When ML predictions are used as regressors in downstream models, the prediction error is non-classical and a growing literature proposes purpose-built corrections: GMM (Fong and Tyler 2021), prediction-powered inference (Angelopoulos et al. 2023), instrumental variables (Yang et al. 2022), joint MLE (Battaglia et al. 2025). This note observes that for linear downstream models, regression calibration — replacing the ML prediction with E[X | X̂, Z] estimated on a calibration sample — already eliminates the non-classical error structure under an exogeneity condition these methods also rely on. Two OLS regressions and a two-sample bootstrap give you consistent estimates with valid confidence intervals. For nonlinear downstream models (logistic, Poisson, any GLM), Jensen's inequality breaks the argument and heavier methods are genuinely needed. The linear/nonlinear boundary is the main result.
# Generate tables, figures, and compile (full: ~30 min, 500 sims)
./build.sh
# Quick mode (~5 min, 100 sims) for verification
./build.sh --quickRequires Python 3.8+ with numpy, scikit-learn, scipy, matplotlib, and a LaTeX distribution with pdflatex and bibtex.
| Experiment | Downstream model | Prediction quality | Learner | Sims |
|---|---|---|---|---|
| 1 | Linear | Heteroskedastic (known + estimated) | Ridge | 500 |
| 1b | Linear | Heteroskedastic (known) | Random Forest | 200 |
| 2 | Linear | Homoskedastic | Ridge | 500 |
| 3 | Linear | Heteroskedastic, varying n_cal | Ridge | 500 |
| 4 | Logistic | Heteroskedastic (known) | Ridge | 500 |
Every method reports 95% CIs: two-sample bootstrap for regression calibration and moment EIV, posterior credible intervals for the Gibbs sampler, Wald for oracle/naive, sum-of-variances for PPI.
Linear case. All correction methods are approximately unbiased. Regression calibration with known reliability groups has the best RMSE after the latent-variable oracle. The two-sample bootstrap (resample C and U separately) gives near-nominal coverage. Under homoskedasticity, the ordering reverses: moment EIV beats regression calibration.
Nonlinear case. Regression calibration has a Jensen's-inequality bias of ≈ −0.05 in logistic regression (about a quarter of the naive bias). The Metropolis-within-Gibbs latent-variable model removes it. PPI is also unbiased but has high variance.

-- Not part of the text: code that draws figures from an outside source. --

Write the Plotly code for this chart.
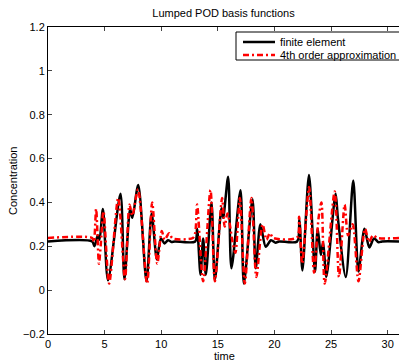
import plotly.graph_objects as go

# finite element (black solid) key points
fe_t = [0, 3.9, 4.1, 4.4, 4.55, 4.85, 5.3, 6.4, 6.75, 7.25, 7.45, 7.97, 8.7, 9.15, 9.62, 9.97,
        10.3, 10.6, 10.9, 11.2, 13.0, 13.17, 13.47, 13.7, 13.94, 14.44, 14.74, 15.32, 15.47,
        15.91, 16.2, 17.0, 17.3, 18.06, 18.35, 18.76, 19.23, 19.7, 20.1, 20.4, 22.0, 22.2,
        22.47, 23.05, 23.58, 23.82, 24.1, 24.3, 24.58, 25.4, 25.6, 26.3, 26.96, 27.42, 27.95,
        28.38, 28.8, 29.2, 29.5, 31]
fe_y = [0.222, 0.222, 0.20, 0.25, 0.23, 0.37, 0.045, 0.44, 0.05, 0.37, 0.33, 0.48, 0.04, 0.35,
        0.14, 0.236, 0.213, 0.228, 0.22, 0.222, 0.222, 0.28, 0.07, 0.236, 0.07, 0.40, 0.046,
        0.373, 0.33, 0.517, 0.10, 0.456, 0.03, 0.414, 0.10, 0.30, 0.198, 0.228, 0.216, 0.222,
        0.222, 0.32, 0.09, 0.525, 0.084, 0.28, 0.16, 0.22, 0.06, 0.44, 0.33, 0.06, 0.50, 0.085,
        0.28, 0.195, 0.236, 0.218, 0.222, 0.222]

# 4th order approximation (red dash-dot) key points
ap_t = [0, 3.9, 4.05, 4.25, 4.5, 4.65, 4.9, 5.4, 6.2, 6.8, 7.2, 7.45, 7.95, 8.75, 9.2, 9.65,
        10.05, 10.3, 10.7, 11.0, 12.8, 13.0, 13.17, 13.7, 14.35, 14.74, 15.38, 15.6, 15.85,
        16.3, 16.55, 16.94, 17.38, 17.97, 18.4, 18.95, 19.3, 19.6, 19.9, 22.0, 22.18, 22.45,
        23.06, 23.5, 23.9, 24.15, 24.44, 25.32, 25.7, 26.2, 26.5, 26.9, 27.42, 28.0, 28.35,
        28.7, 29.1, 31]
ap_y = [0.238, 0.238, 0.22, 0.37, 0.12, 0.20, 0.36, 0.03, 0.42, 0.05, 0.39, 0.34, 0.46, 0.03,
        0.40, 0.12, 0.27, 0.23, 0.26, 0.236, 0.238, 0.26, 0.39, 0.04, 0.456, 0.04, 0.42, 0.29,
        0.35, 0.22, 0.17, 0.42, 0.03, 0.42, 0.06, 0.30, 0.23, 0.26, 0.238, 0.24, 0.335, 0.12,
        0.47, 0.08, 0.33, 0.40, 0.03, 0.45, 0.06, 0.39, 0.25, 0.30, 0.04, 0.28, 0.22, 0.25,
        0.238, 0.238]

series_names = ["finite element", "4th order approximation"]
x_ticks = [0, 5, 10, 15, 20, 25, 30]
y_ticks = [-0.2, 0, 0.2, 0.4, 0.6, 0.8, 1, 1.2]
y_tick_text = ["\u22120.2", "0", "0.2", "0.4", "0.6", "0.8", "1", "1.2"]

BLACK_LINE = dict(color="black", width=2.5)
RED_LINE = dict(color="red", width=2.5, dash="6px,3px,2px,3px")

fig = go.Figure()
fig.add_trace(go.Scatter(x=fe_t, y=fe_y, mode="lines", name=series_names[0],
                         line=dict(**BLACK_LINE, shape="spline", smoothing=0.8)))
fig.add_trace(go.Scatter(x=ap_t, y=ap_y, mode="lines", name=series_names[1],
                         line=dict(**RED_LINE, shape="spline", smoothing=0.8)))

# compact MATLAB-style legend box (paper coordinates)
PW, PH, L, T = 351.0, 307.0, 48.0, 27.0
def px(xp):
    return (xp - L) / PW
def py(yp):
    return 1 - (yp - T) / PH

shapes = [
    dict(type="rect", xref="paper", yref="paper", x0=px(236), x1=px(410), y0=py(60), y1=py(32),
         line=dict(color="black", width=1), fillcolor="white", layer="above"),
    dict(type="line", xref="paper", yref="paper", x0=px(243), x1=px(275), y0=py(42), y1=py(42),
         line=BLACK_LINE, layer="above"),
    dict(type="line", xref="paper", yref="paper", x0=px(243), x1=px(275), y0=py(55), y1=py(55),
         line=RED_LINE, layer="above"),
]
annotations = [
    dict(xref="paper", yref="paper", x=px(278), y=py(42), text=series_names[0], showarrow=False,
         xanchor="left", yanchor="middle", font=dict(size=11)),
    dict(xref="paper", yref="paper", x=px(278), y=py(55), text=series_names[1], showarrow=False,
         xanchor="left", yanchor="middle", font=dict(size=11)),
    # axis titles
    dict(xref="paper", yref="paper", x=px(224), y=py(356), text="time", showarrow=False,
         xanchor="center", yanchor="middle", font=dict(size=11)),
    dict(xref="paper", yref="paper", x=px(12.5), y=py(180.5), text="Concentration",
         showarrow=False, textangle=-90, xanchor="center", yanchor="middle",
         font=dict(size=11)),
]

font = dict(family="Liberation Sans, Arial, sans-serif", size=11, color="black")
fig.update_layout(
    width=399, height=362,
    margin=dict(l=48, r=0, t=27, b=28),
    paper_bgcolor="white", plot_bgcolor="white",
    font=font,
    title=dict(text="Lumped POD basis functions", x=0.5 + 24 / 399, xanchor="center",
               y=1 - 13 / 362, yanchor="middle", font=dict(size=11)),
    showlegend=False,
    shapes=shapes, annotations=annotations,
    xaxis=dict(range=[0, 31], tickvals=x_ticks, ticks="inside", ticklen=4, automargin=False,
               showline=True, linecolor="black", linewidth=1, mirror="ticks",
               showgrid=False, zeroline=False),
    yaxis=dict(range=[-0.2, 1.2], tickvals=y_ticks, ticktext=y_tick_text, automargin=False,
               ticks="inside", ticklen=4, showline=True, linecolor="black", linewidth=1,
               showgrid=False, zeroline=False),
)

fig.write_html("out.html")
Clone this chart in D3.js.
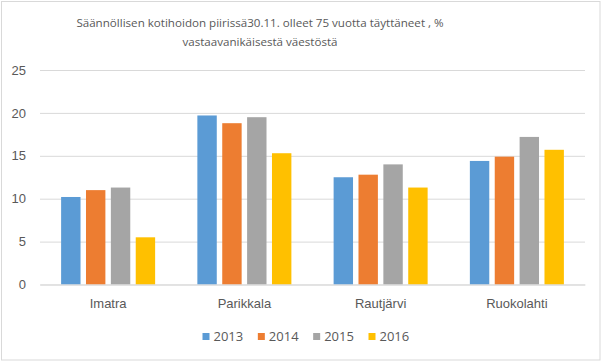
<!DOCTYPE html>
<html>
<head>
<meta charset="utf-8">
<script src="https://cdn.jsdelivr.net/npm/d3@7"></script>
<style>
  body { margin: 0; background: #fff; }
  svg { display: block; font-family: "Open Sans", "Liberation Sans", sans-serif; }
</style>
</head>
<body>
<svg id="chart" width="605" height="362"></svg>
<script>
// data
const municipalities = ['Imatra', 'Parikkala', 'Rautjärvi', 'Ruokolahti'];
const years = ['2013', '2014', '2015', '2016'];
const v2013 = [10.2, 19.7, 12.5, 14.4];
const v2014 = [11.0, 18.8, 12.8, 14.9];
const v2015 = [11.3, 19.5, 14.0, 17.2];
const v2016 = [5.5, 15.3, 11.3, 15.7];
const yTicks = [0, 5, 10, 15, 20, 25];
const titleLines = [
  'Säännöllisen kotihoidon piirissä30.11. olleet 75 vuotta täyttäneet , %',
  'vastaavanikäisestä väestöstä'
];

const seriesValues = [v2013, v2014, v2015, v2016];
const colors = ['#5B9BD5', '#ED7D31', '#A5A5A5', '#FFC000'];

const svg = d3.select('#chart');
const margin = { left: 40, right: 20, top: 70, bottom: 77.5 };
const width = 605, height = 362;

// outer frame
svg.append('rect')
  .attr('x', 1.5).attr('y', 1.5)
  .attr('width', 598.5).attr('height', 358.5)
  .attr('fill', '#fff')
  .attr('stroke', '#d9d9d9');

const x0 = d3.scaleBand()
  .domain(municipalities)
  .range([margin.left, width - margin.right])
  .paddingInner(0.31)
  .paddingOuter(0.155);

const x1 = d3.scaleBand()
  .domain(years)
  .range([0, x0.bandwidth()])
  .paddingInner(0.22)
  .paddingOuter(0);

const y = d3.scaleLinear()
  .domain([0, 25])
  .range([height - margin.bottom, margin.top]);

// gridlines + y labels
const yAxis = d3.axisLeft(y)
  .tickValues(yTicks)
  .tickSize(-(width - margin.left - margin.right))
  .tickPadding(14);

svg.append('g')
  .attr('transform', `translate(${margin.left},0)`)
  .call(yAxis)
  .call(g => g.select('.domain').remove())
  .call(g => g.selectAll('.tick line').attr('stroke', '#d9d9d9').attr('stroke-width', 1))
  .call(g => g.selectAll('.tick text').attr('fill', '#595959').attr('font-size', 13));

// bars
const groups = svg.append('g')
  .selectAll('g')
  .data(municipalities)
  .join('g')
  .attr('transform', d => `translate(${x0(d)},0)`);

groups.selectAll('rect')
  .data((d, i) => years.map((yr, j) => ({ yr, value: seriesValues[j][i], color: colors[j] })))
  .join('rect')
  .attr('x', d => x1(d.yr))
  .attr('width', x1.bandwidth())
  .attr('y', d => y(d.value))
  .attr('height', d => y(0) - y(d.value))
  .attr('fill', d => d.color);

// x axis
const xAxis = d3.axisBottom(x0).tickSize(0).tickPadding(14);
svg.append('g')
  .attr('transform', `translate(0,${y(0)})`)
  .call(xAxis)
  .call(g => g.select('.domain').attr('stroke', '#d9d9d9'))
  .call(g => g.selectAll('.tick text').attr('fill', '#595959').attr('font-size', 13));

// title
svg.append('text')
  .attr('x', 260)
  .attr('y', 27)
  .attr('text-anchor', 'middle')
  .attr('fill', '#595959')
  .attr('font-size', 11.6)
  .selectAll('tspan')
  .data(titleLines)
  .join('tspan')
  .attr('x', 260)
  .attr('dy', (d, i) => i === 0 ? 0 : 19)
  .text(d => d);

// legend
const legendX = d3.scalePoint().domain(years).range([202.5, 368.5]);
const legend = svg.append('g')
  .selectAll('g')
  .data(years)
  .join('g')
  .attr('transform', d => `translate(${legendX(d)},${333})`);

legend.append('rect')
  .attr('width', 7).attr('height', 7)
  .attr('fill', (d, i) => colors[i]);

legend.append('text')
  .attr('x', 11)
  .attr('y', 8)
  .attr('fill', '#595959')
  .attr('font-size', 13)
  .text(d => d);
</script>
</body>
</html>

Estimated heteroskedasticity. Regression calibration remains approximately unbiased when the variance is estimated from calibration residuals. The Gibbs sampler is more sensitive: precision weighting amplifies variance-model errors.
paper.tex LaTeX source
references.bib Bibliography (11 entries, validated)
make_tables.py Replication script → tables/*.tex + figures/*.pdf
build.sh One-command build
tables/ Generated LaTeX tables (\input from paper.tex)
figures/ Generated PDF figures (\includegraphics from paper.tex)
paper.pdf Compiled paper
For a linear downstream model Y = β_D D + β_x X + β_z Z + ε, where X is predicted by an ML model and D is the coefficient of interest:
- Calibration sample C: Regress X on (X̂, Z) — possibly per reliability group
- Target sample U: Predict X̃ from the calibration model, regress Y on (D, X̃, Z)
- Inference: Resample C and U independently with replacement, re-run both stages, take percentile CIs
That's it. Consistent for β_D under E[ε | X̂, Z] = 0. No GMM, no IV, no MCMC.
When this breaks: logistic regression, Poisson, any GLM with a nonlinear link. Then you need joint estimation or PPI.
- Angelopoulos et al. (2023). Prediction-powered inference. Science, 382(6671), 669–674.
- Battaglia et al. (2025). Inference for regression with variables generated by AI or ML. arXiv:2402.15585v5.
- Boonstra, Little, and Mitani (2021). Bias due to Berkson error. Biostatistics, 23(4), 1063–1078.
- Carroll et al. (2006). Measurement Error in Nonlinear Models. Chapman and Hall/CRC.
- Fong and Tyler (2021). ML predictions as regression covariates. Political Analysis, 29(4), 467–484.
- Wang, McCormick, and Leek (2020). Correcting inference based on predicted outcomes. PNAS, 117(48), 30266–30275.
- Yang et al. (2022). Causal inference with data-mined variables. INFORMS JDS, 1(2), 138–155.
- Zrnic and Candès (2024). Cross-prediction-powered inference. PNAS, 121(15), e2322083121.